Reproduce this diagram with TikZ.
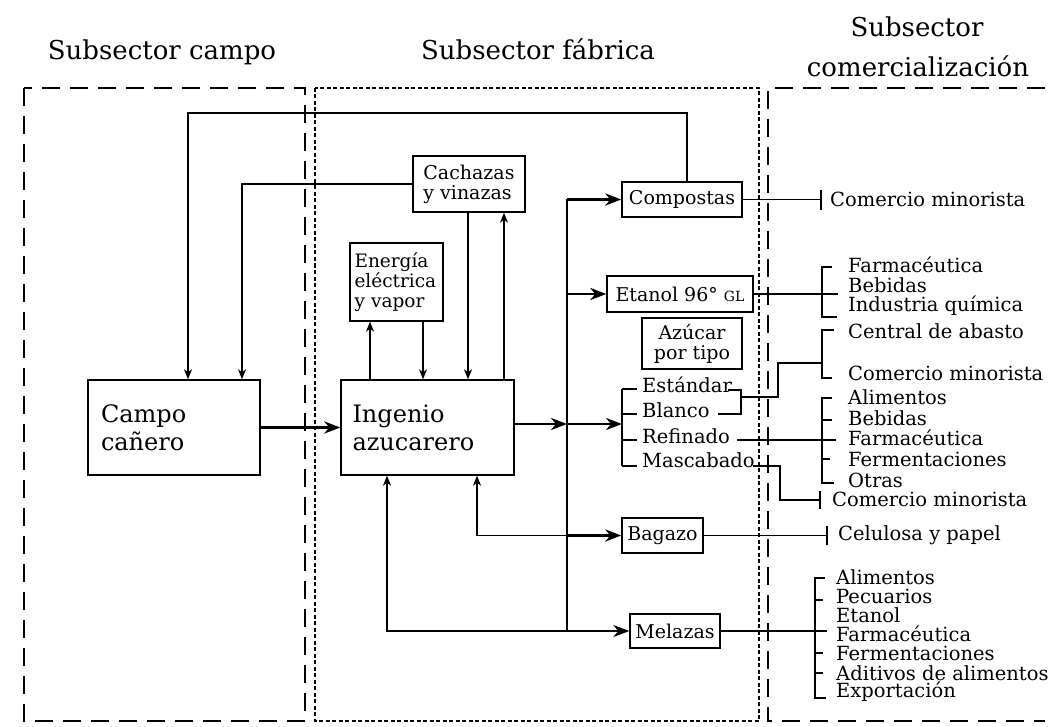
\documentclass[tikz,border=0pt]{standalone}
\usepackage{fontspec}
\setmainfont{DejaVu Serif}
\usetikzlibrary{arrows.meta}

\newcommand\ttlfont{\fontsize{26}{30}\selectfont}
\newcommand\bxfont{\fontsize{24}{28}\selectfont}
\newcommand\smfont{\fontsize{19}{20}\selectfont}
\newcommand\lblfont{\fontsize{19.5}{20}\selectfont}

\begin{document}
\begin{tikzpicture}[x=1pt,y=-1pt,
  ttl/.style={font=\ttlfont, inner sep=0pt, anchor=base},
  box/.style={draw, line width=1.4pt, inner sep=0pt, font=\smfont, align=center},
  bigbox/.style={draw, line width=1.4pt, inner sep=0pt, font=\bxfont, align=left,
                 minimum height=95pt},
  lbl/.style={font=\lblfont, inner sep=0pt, anchor=west},
  ln/.style={line width=1.2pt},
  med/.style={line width=1.6pt},
  heavy/.style={line width=2.8pt},
  ar/.style={-{Stealth[length=10pt,width=8pt,inset=3pt]}},
  rar/.style={{Stealth[length=10pt,width=8pt,inset=3pt]}-},
  har/.style={-{Stealth[length=16pt,width=12pt,inset=5pt]}},
  longdash/.style={line width=2pt, dash pattern=on 18pt off 10pt},
  finedash/.style={line width=1.3pt, dash pattern=on 4pt off 2.5pt},
]
\useasboundingbox (0,0) rectangle (1051,727);

% ---- sector frames ----
\draw[longdash] (24,88) rectangle (305,721);
\draw[finedash] (315,88) rectangle (759,721);
\draw[longdash] (1045,88) -- (768,88) -- (768,721) -- (1045,721);

% ---- titles ----
\node[ttl] (tcampo) at (162,60) {Subsector campo};
\node[ttl] (tfab) at (538,60) {Subsector fábrica};
\node[ttl] (tcom1) at (917,37) {Subsector};
\node[ttl] (tcom2) at (918,77) {comercialización};

% ---- boxes ----
\node[bigbox, minimum width=172pt, text width=146pt] (campo) at (174,427.5) {Campo\\cañero};
\node[bigbox, minimum width=173pt, text width=150pt] (ingenio) at (427.5,427.5) {Ingenio\\azucarero};
\node[box, minimum width=112pt, minimum height=56pt, align=left] (cachazas) at (469,184) {Cachazas\\y vinazas};
\node[box, minimum width=93pt, minimum height=78pt, text width=84pt, align=left,
      font=\fontsize{18.5}{20}\selectfont] (energia) at (396.5,282) {Energía\\eléctrica\\y vapor};
\node[box, minimum width=120pt, minimum height=35pt] (compostas) at (682,199.5) {Compostas};
\node[box, minimum width=146pt, minimum height=36pt] (etanol) at (680,294)
      {Etanol 96° {\fontsize{14}{14}\selectfont GL}};
\node[box, minimum width=100pt, minimum height=51pt] (azucar) at (692,343.5) {Azúcar\\por tipo};
\node[box, minimum width=81pt, minimum height=35pt] (bagazo) at (662.5,535.5) {Bagazo};
\node[box, minimum width=90pt, minimum height=34pt] (melazas) at (675,631) {Melazas};

% ---- columns and rows used by the connectors ----
\coordinate (xloop) at (188,0);
\coordinate (xcach) at (242,0);
\coordinate (xen1) at (370,0);
\coordinate (xen2) at (423,0);
\coordinate (xmel) at (387,0);
\coordinate (xbag) at (477,0);
\coordinate (xca1) at (468,0);
\coordinate (xca2) at (504,0);
\coordinate (xcomp) at (687,0);
\coordinate (trunk) at (567,0);
\coordinate (ytop) at (0,113);
\coordinate (ysug) at (0,424);
\coordinate (sbr) at (622,0);

% ---- returns to the field ----
\draw[ln, ar] (compostas.north -| xcomp) -- (xcomp |- ytop) -| (campo.north -| xloop);
\draw[ln, ar] (cachazas.west) -| (campo.north -| xcach);

% ---- exchanges around the mill ----
\draw[ln, ar] (cachazas.south -| xca1) -- (ingenio.north -| xca1);
\draw[ln, ar] (ingenio.north -| xca2) -- (cachazas.south -| xca2);
\draw[ln, ar] (ingenio.north -| xen1) -- (energia.south -| xen1);
\draw[ln, ar] (energia.south -| xen2) -- (ingenio.north -| xen2);

% ---- main flow ----
\draw[heavy, har] (campo.east) -- (ingenio.west);
\draw[heavy, har] (ingenio.east |- ysug) -- (trunk |- ysug);
\draw[heavy, har] (trunk |- ysug) -- (sbr |- ysug);
\draw[med] (trunk |- compostas.west) -- (trunk |- melazas.west);
\draw[heavy, har] (trunk |- compostas.west) -- (compostas.west);
\draw[heavy, har] (trunk |- etanol.west) -- (etanol.west);
\draw[med, rar] (ingenio.south -| xbag) |- (trunk |- bagazo.west);
\draw[heavy, har] (trunk |- bagazo.west) -- (bagazo.west);
\draw[med, rar] (ingenio.south -| xmel) |- (trunk |- melazas.west);
\draw[med, har] (trunk |- melazas.west) -- (melazas.west);

% ---- sugar types ----
\node[lbl] (est) at (642,385) {Estándar};
\node[lbl] (bla) at (642,410) {Blanco};
\node[lbl] (ref) at (642,436) {Refinado};
\node[lbl] (mas) at (642,460) {Mascabado};
\draw[ln] (622,389) -- (622,466);
\foreach \yy in {389,414,440,466} \draw[ln] (622,\yy) -- (637,\yy);

% ---- market labels ----
\node[lbl] (c1) at (830,199) {Comercio minorista};
\foreach \nm/\tx/\yy in {e1/Farmacéutica/265, e2/Bebidas/285, e3/Industria química/306,
                         s1/Central de abasto/331, s2/Comercio minorista/373,
                         r1/Alimentos/397, r2/Bebidas/418, r3/Farmacéutica/438,
                         r4/Fermentaciones/459, r5/Otras/480}
  \node[lbl] (\nm) at (848,\yy) {\tx};
\node[lbl] (c2) at (832,499) {Comercio minorista};
\node[lbl] (cel) at (838,535) {Celulosa y papel};
\foreach \nm/\tx/\yy in {m1/Alimentos/577, m2/Pecuarios/596, m3/Etanol/615,
                         m4/Farmacéutica/634, m5/Fermentaciones/653,
                         m6/Aditivos de alimentos/673, m7/Exportación/692}
  \node[lbl] (\nm) at (836,\yy) {\tx};

% compostas
\draw[ln] (compostas.east) -- (821,199.5);
\draw[ln] (821,190) -- (821,210);
% etanol
\draw[line width=2.2pt] (etanol.east) -- (838,294);
\draw[ln] (832,267) -- (822,267) -- (822,317) -- (837,317);
% estandar / blanco to central de abasto
\draw[ln] (728,390) -- (741,390) -- (741,414) -- (718,414);
\draw[ln] (741,397) -- (778,397) -- (778,363) -- (822,363);
\draw[ln] (834,330) -- (822,330) -- (822,378) -- (832,378);
% refinado
\draw[ln] (737,440) -- (836,440);
\draw[ln] (832,398) -- (822,398) -- (822,483) -- (834,483);
\draw[ln] (822,420) -- (832,420);
\draw[ln] (822,459) -- (830,459);
% mascabado
\draw[ln] (753,466) -- (780,466) -- (780,500) -- (820,500);
\draw[ln] (820,491) -- (820,509);
% bagazo
\draw[ln] (bagazo.east) -- (827,535.5);
\draw[ln] (827,526) -- (827,545);
% melazas
\draw[med] (melazas.east) -- (827,631);
\draw[ln] (825,578) -- (815,578) -- (815,698) -- (826,698);
\foreach \yy in {600,653,673} \draw[ln] (815,\yy) -- (823,\yy);
\end{tikzpicture}
\end{document}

CHALLENGE:
Pictures are to be left out; repeat all the remaining data exactly.

EXERCISE RESPONSE:
Reproduce this diagram with TikZ.
\documentclass[tikz,border=0pt]{standalone}
\usepackage{fontspec}
\setmainfont{DejaVu Serif}
\usetikzlibrary{arrows.meta}

\newcommand\ttlfont{\fontsize{26}{30}\selectfont}
\newcommand\bxfont{\fontsize{24}{28}\selectfont}
\newcommand\smfont{\fontsize{19}{20}\selectfont}
\newcommand\lblfont{\fontsize{19.5}{20}\selectfont}

\begin{document}
\begin{tikzpicture}[x=1pt,y=-1pt,
  ttl/.style={font=\ttlfont, inner sep=0pt, anchor=base},
  box/.style={draw, line width=1.4pt, inner sep=0pt, font=\smfont, align=center},
  bigbox/.style={draw, line width=1.4pt, inner sep=0pt, font=\bxfont, align=left,
                 minimum height=95pt},
  lbl/.style={font=\lblfont, inner sep=0pt, anchor=west},
  ln/.style={line width=1.2pt},
  med/.style={line width=1.6pt},
  heavy/.style={line width=2.8pt},
  ar/.style={-{Stealth[length=10pt,width=8pt,inset=3pt]}},
  rar/.style={{Stealth[length=10pt,width=8pt,inset=3pt]}-},
  har/.style={-{Stealth[length=16pt,width=12pt,inset=5pt]}},
  longdash/.style={line width=2pt, dash pattern=on 18pt off 10pt},
  finedash/.style={line width=1.3pt, dash pattern=on 4pt off 2.5pt},
]
\useasboundingbox (0,0) rectangle (1051,727);

% ---- sector frames ----
\draw[longdash] (24,88) rectangle (305,721);
\draw[finedash] (315,88) rectangle (759,721);
\draw[longdash] (1045,88) -- (768,88) -- (768,721) -- (1045,721);

% ---- titles ----
\node[ttl] (tcampo) at (162,60) {Subsector campo};
\node[ttl] (tfab) at (538,60) {Subsector fábrica};
\node[ttl] (tcom1) at (917,37) {Subsector};
\node[ttl] (tcom2) at (918,77) {comercialización};

% ---- boxes ----
\node[bigbox, minimum width=172pt, text width=146pt] (campo) at (174,427.5) {Campo\\cañero};
\node[bigbox, minimum width=173pt, text width=150pt] (ingenio) at (427.5,427.5) {Ingenio\\azucarero};
\node[box, minimum width=112pt, minimum height=56pt, align=left] (cachazas) at (469,184) {Cachazas\\y vinazas};
\node[box, minimum width=93pt, minimum height=78pt, text width=84pt, align=left,
      font=\fontsize{18.5}{20}\selectfont] (energia) at (396.5,282) {Energía\\eléctrica\\y vapor};
\node[box, minimum width=120pt, minimum height=35pt] (compostas) at (682,199.5) {Compostas};
\node[box, minimum width=146pt, minimum height=36pt] (etanol) at (680,294)
      {Etanol 96° {\fontsize{14}{14}\selectfont GL}};
\node[box, minimum width=100pt, minimum height=51pt] (azucar) at (692,343.5) {Azúcar\\por tipo};
\node[box, minimum width=81pt, minimum height=35pt] (bagazo) at (662.5,535.5) {Bagazo};
\node[box, minimum width=90pt, minimum height=34pt] (melazas) at (675,631) {Melazas};

% ---- columns and rows used by the connectors ----
\coordinate (xloop) at (188,0);
\coordinate (xcach) at (242,0);
\coordinate (xen1) at (370,0);
\coordinate (xen2) at (423,0);
\coordinate (xmel) at (387,0);
\coordinate (xbag) at (477,0);
\coordinate (xca1) at (468,0);
\coordinate (xca2) at (504,0);
\coordinate (xcomp) at (687,0);
\coordinate (trunk) at (567,0);
\coordinate (ytop) at (0,113);
\coordinate (ysug) at (0,424);
\coordinate (sbr) at (622,0);

% ---- returns to the field ----
\draw[ln, ar] (compostas.north -| xcomp) -- (xcomp |- ytop) -| (campo.north -| xloop);
\draw[ln, ar] (cachazas.west) -| (campo.north -| xcach);

% ---- exchanges around the mill ----
\draw[ln, ar] (cachazas.south -| xca1) -- (ingenio.north -| xca1);
\draw[ln, ar] (ingenio.north -| xca2) -- (cachazas.south -| xca2);
\draw[ln, ar] (ingenio.north -| xen1) -- (energia.south -| xen1);
\draw[ln, ar] (energia.south -| xen2) -- (ingenio.north -| xen2);

% ---- main flow ----
\draw[heavy, har] (campo.east) -- (ingenio.west);
\draw[heavy, har] (ingenio.east |- ysug) -- (trunk |- ysug);
\draw[heavy, har] (trunk |- ysug) -- (sbr |- ysug);
\draw[med] (trunk |- compostas.west) -- (trunk |- melazas.west);
\draw[heavy, har] (trunk |- compostas.west) -- (compostas.west);
\draw[heavy, har] (trunk |- etanol.west) -- (etanol.west);
\draw[med, rar] (ingenio.south -| xbag) |- (trunk |- bagazo.west);
\draw[heavy, har] (trunk |- bagazo.west) -- (bagazo.west);
\draw[med, rar] (ingenio.south -| xmel) |- (trunk |- melazas.west);
\draw[med, har] (trunk |- melazas.west) -- (melazas.west);

% ---- sugar types ----
\node[lbl] (est) at (642,385) {Estándar};
\node[lbl] (bla) at (642,410) {Blanco};
\node[lbl] (ref) at (642,436) {Refinado};
\node[lbl] (mas) at (642,460) {Mascabado};
\draw[ln] (622,389) -- (622,466);
\foreach \yy in {389,414,440,466} \draw[ln] (622,\yy) -- (637,\yy);

% ---- market labels ----
\node[lbl] (c1) at (830,199) {Comercio minorista};
\foreach \nm/\tx/\yy in {e1/Farmacéutica/265, e2/Bebidas/285, e3/Industria química/306,
                         s1/Central de abasto/331, s2/Comercio minorista/373,
                         r1/Alimentos/397, r2/Bebidas/418, r3/Farmacéutica/438,
                         r4/Fermentaciones/459, r5/Otras/480}
  \node[lbl] (\nm) at (848,\yy) {\tx};
\node[lbl] (c2) at (832,499) {Comercio minorista};
\node[lbl] (cel) at (838,535) {Celulosa y papel};
\foreach \nm/\tx/\yy in {m1/Alimentos/577, m2/Pecuarios/596, m3/Etanol/615,
                         m4/Farmacéutica/634, m5/Fermentaciones/653,
                         m6/Aditivos de alimentos/673, m7/Exportación/692}
  \node[lbl] (\nm) at (836,\yy) {\tx};

% compostas
\draw[ln] (compostas.east) -- (821,199.5);
\draw[ln] (821,190) -- (821,210);
% etanol
\draw[line width=2.2pt] (etanol.east) -- (838,294);
\draw[ln] (832,267) -- (822,267) -- (822,317) -- (837,317);
% estandar / blanco to central de abasto
\draw[ln] (728,390) -- (741,390) -- (741,414) -- (718,414);
\draw[ln] (741,397) -- (778,397) -- (778,363) -- (822,363);
\draw[ln] (834,330) -- (822,330) -- (822,378) -- (832,378);
% refinado
\draw[ln] (737,440) -- (836,440);
\draw[ln] (832,398) -- (822,398) -- (822,483) -- (834,483);
\draw[ln] (822,420) -- (832,420);
\draw[ln] (822,459) -- (830,459);
% mascabado
\draw[ln] (753,466) -- (780,466) -- (780,500) -- (820,500);
\draw[ln] (820,491) -- (820,509);
% bagazo
\draw[ln] (bagazo.east) -- (827,535.5);
\draw[ln] (827,526) -- (827,545);
% melazas
\draw[med] (melazas.east) -- (827,631);
\draw[ln] (825,578) -- (815,578) -- (815,698) -- (826,698);
\foreach \yy in {600,653,673} \draw[ln] (815,\yy) -- (823,\yy);
\end{tikzpicture}
\end{document}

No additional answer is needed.